— START OF RECORD LIST —

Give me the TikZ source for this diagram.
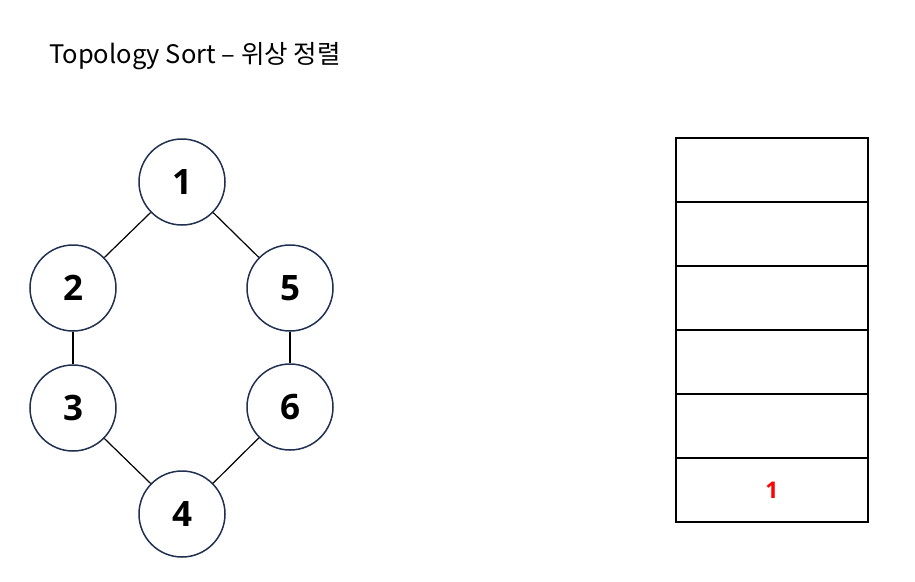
\documentclass[tikz,border=0pt]{standalone}
\usepackage{fontspec}
\setmainfont{Open Sans}
\newfontfamily\krfont{Noto Sans CJK KR}
\definecolor{navy}{HTML}{1F3050}
\definecolor{stackred}{HTML}{FF0000}
\begin{document}
\begin{tikzpicture}[x=1pt,y=-1pt,
  vert/.style={circle,draw=navy,line width=1.5pt,minimum size=86pt,inner sep=0pt,
    font=\fontsize{35}{35}\selectfont\bfseries},
  edge/.style={draw=black,line width=1.2pt},
  cell/.style={draw=black,line width=1.2pt,minimum width=192pt,minimum height=64pt,inner sep=0pt,
    font=\fontsize{23}{23}\selectfont\bfseries,text=stackred}]
\useasboundingbox (0,0) rectangle (915,581);
\node[anchor=base west,inner sep=0pt,font=\krfont\fontsize{25.5}{25.5}\selectfont] (title) at (49,63) {Topology Sort – 위상 정렬};
\node[vert] (n1) at (182,182) {1};
\node[vert] (n2) at (73,288) {2};
\node[vert] (n5) at (290,288) {5};
\node[vert] (n3) at (73,408) {3};
\node[vert] (n6) at (290,407) {6};
\node[vert] (n4) at (182,514) {4};
\draw[edge] (n1) -- (n2);
\draw[edge] (n1) -- (n5);
\draw[edge] (n2) -- (n3);
\draw[edge] (n5) -- (n6);
\draw[edge] (n3) -- (n4);
\draw[edge] (n6) -- (n4);
\node[cell] (c1) at (772,170) {};
\node[cell] (c2) at (772,234) {};
\node[cell] (c3) at (772,298) {};
\node[cell] (c4) at (772,362) {};
\node[cell] (c5) at (772,426) {};
\node[cell] (c6) at (772,490) {1};
\end{tikzpicture}
\end{document}
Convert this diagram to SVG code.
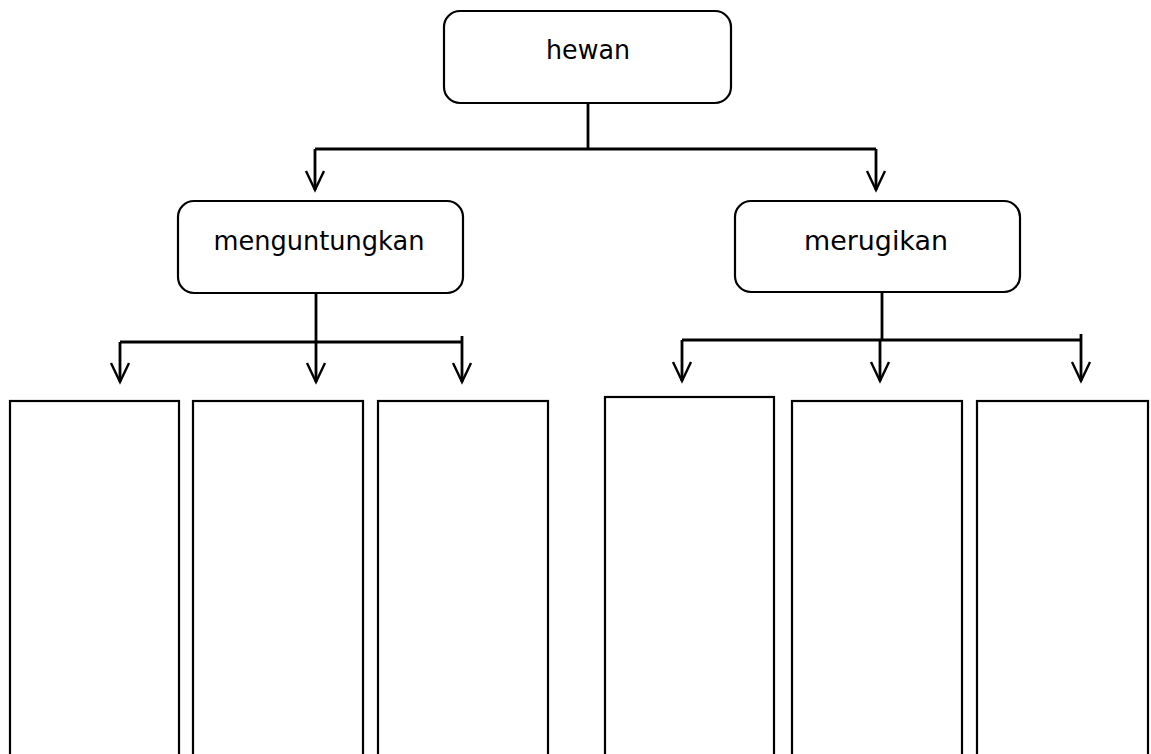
<svg xmlns="http://www.w3.org/2000/svg" width="1151" height="754" viewBox="0 0 1151 754">
<style>
.box{fill:#fff;stroke:#000;stroke-width:2.2}
.lbl{font-family:"DejaVu Sans","Liberation Sans",sans-serif;font-size:27px;fill:#000;text-anchor:middle}
.ln{fill:none;stroke:#000;stroke-width:2.8}
.ah{fill:none;stroke:#000;stroke-width:2.4}
</style>
<rect width="1151" height="754" fill="#fff"/>
<g id="connectors">
<path class="ln" d="M588 103V149M315 149H876M315 149V190M876 149V190"/>
<path class="ah" d="M306 171L315 190L324 171M867 171L876 190L885 171"/>
<path class="ln" d="M316 293V342M120 342H462M120 342V382M316 342V382M462 336V382"/>
<path class="ah" d="M111 363L120 382L129 363M307 363L316 382L325 363M453 363L462 382L471 363"/>
<path class="ln" d="M882 292V340M682 340H1081M682 340V381M880 340V381M1081 334V381"/>
<path class="ah" d="M673 362L682 381L691 362M871 362L880 381L889 362M1072 362L1081 381L1090 362"/>
</g>
<g id="hewan"><rect class="box" x="444" y="11" width="287" height="92" rx="16"/><text class="lbl" x="588" y="59" textLength="84" lengthAdjust="spacingAndGlyphs">hewan</text></g>
<g id="menguntungkan"><rect class="box" x="178" y="201" width="285" height="92" rx="16"/><text class="lbl" x="319" y="250" textLength="211" lengthAdjust="spacingAndGlyphs">menguntungkan</text></g>
<g id="merugikan"><rect class="box" x="735" y="201" width="285" height="91" rx="16"/><text class="lbl" x="876" y="250" textLength="144" lengthAdjust="spacingAndGlyphs">merugikan</text></g>
<g id="box1"><rect class="box" x="10" y="401" width="169" height="360"/></g>
<g id="box2"><rect class="box" x="193" y="401" width="170" height="360"/></g>
<g id="box3"><rect class="box" x="378" y="401" width="170" height="360"/></g>
<g id="box4"><rect class="box" x="605" y="397" width="169" height="364"/></g>
<g id="box5"><rect class="box" x="792" y="401" width="170" height="360"/></g>
<g id="box6"><rect class="box" x="977" y="401" width="171" height="360"/></g>
</svg>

— END OF RECORD LIST —

- REQUEST -
Quote the entries above word for word. Leave the images out.

- OUTPUT FOR THIS EXERCISE -
Give me the TikZ source for this diagram.
\documentclass[tikz,border=0pt]{standalone}
\usepackage{fontspec}
\setmainfont{Open Sans}
\newfontfamily\krfont{Noto Sans CJK KR}
\definecolor{navy}{HTML}{1F3050}
\definecolor{stackred}{HTML}{FF0000}
\begin{document}
\begin{tikzpicture}[x=1pt,y=-1pt,
  vert/.style={circle,draw=navy,line width=1.5pt,minimum size=86pt,inner sep=0pt,
    font=\fontsize{35}{35}\selectfont\bfseries},
  edge/.style={draw=black,line width=1.2pt},
  cell/.style={draw=black,line width=1.2pt,minimum width=192pt,minimum height=64pt,inner sep=0pt,
    font=\fontsize{23}{23}\selectfont\bfseries,text=stackred}]
\useasboundingbox (0,0) rectangle (915,581);
\node[anchor=base west,inner sep=0pt,font=\krfont\fontsize{25.5}{25.5}\selectfont] (title) at (49,63) {Topology Sort – 위상 정렬};
\node[vert] (n1) at (182,182) {1};
\node[vert] (n2) at (73,288) {2};
\node[vert] (n5) at (290,288) {5};
\node[vert] (n3) at (73,408) {3};
\node[vert] (n6) at (290,407) {6};
\node[vert] (n4) at (182,514) {4};
\draw[edge] (n1) -- (n2);
\draw[edge] (n1) -- (n5);
\draw[edge] (n2) -- (n3);
\draw[edge] (n5) -- (n6);
\draw[edge] (n3) -- (n4);
\draw[edge] (n6) -- (n4);
\node[cell] (c1) at (772,170) {};
\node[cell] (c2) at (772,234) {};
\node[cell] (c3) at (772,298) {};
\node[cell] (c4) at (772,362) {};
\node[cell] (c5) at (772,426) {};
\node[cell] (c6) at (772,490) {1};
\end{tikzpicture}
\end{document}
Convert this diagram to SVG code.
<svg xmlns="http://www.w3.org/2000/svg" width="1151" height="754" viewBox="0 0 1151 754">
<style>
.box{fill:#fff;stroke:#000;stroke-width:2.2}
.lbl{font-family:"DejaVu Sans","Liberation Sans",sans-serif;font-size:27px;fill:#000;text-anchor:middle}
.ln{fill:none;stroke:#000;stroke-width:2.8}
.ah{fill:none;stroke:#000;stroke-width:2.4}
</style>
<rect width="1151" height="754" fill="#fff"/>
<g id="connectors">
<path class="ln" d="M588 103V149M315 149H876M315 149V190M876 149V190"/>
<path class="ah" d="M306 171L315 190L324 171M867 171L876 190L885 171"/>
<path class="ln" d="M316 293V342M120 342H462M120 342V382M316 342V382M462 336V382"/>
<path class="ah" d="M111 363L120 382L129 363M307 363L316 382L325 363M453 363L462 382L471 363"/>
<path class="ln" d="M882 292V340M682 340H1081M682 340V381M880 340V381M1081 334V381"/>
<path class="ah" d="M673 362L682 381L691 362M871 362L880 381L889 362M1072 362L1081 381L1090 362"/>
</g>
<g id="hewan"><rect class="box" x="444" y="11" width="287" height="92" rx="16"/><text class="lbl" x="588" y="59" textLength="84" lengthAdjust="spacingAndGlyphs">hewan</text></g>
<g id="menguntungkan"><rect class="box" x="178" y="201" width="285" height="92" rx="16"/><text class="lbl" x="319" y="250" textLength="211" lengthAdjust="spacingAndGlyphs">menguntungkan</text></g>
<g id="merugikan"><rect class="box" x="735" y="201" width="285" height="91" rx="16"/><text class="lbl" x="876" y="250" textLength="144" lengthAdjust="spacingAndGlyphs">merugikan</text></g>
<g id="box1"><rect class="box" x="10" y="401" width="169" height="360"/></g>
<g id="box2"><rect class="box" x="193" y="401" width="170" height="360"/></g>
<g id="box3"><rect class="box" x="378" y="401" width="170" height="360"/></g>
<g id="box4"><rect class="box" x="605" y="397" width="169" height="364"/></g>
<g id="box5"><rect class="box" x="792" y="401" width="170" height="360"/></g>
<g id="box6"><rect class="box" x="977" y="401" width="171" height="360"/></g>
</svg>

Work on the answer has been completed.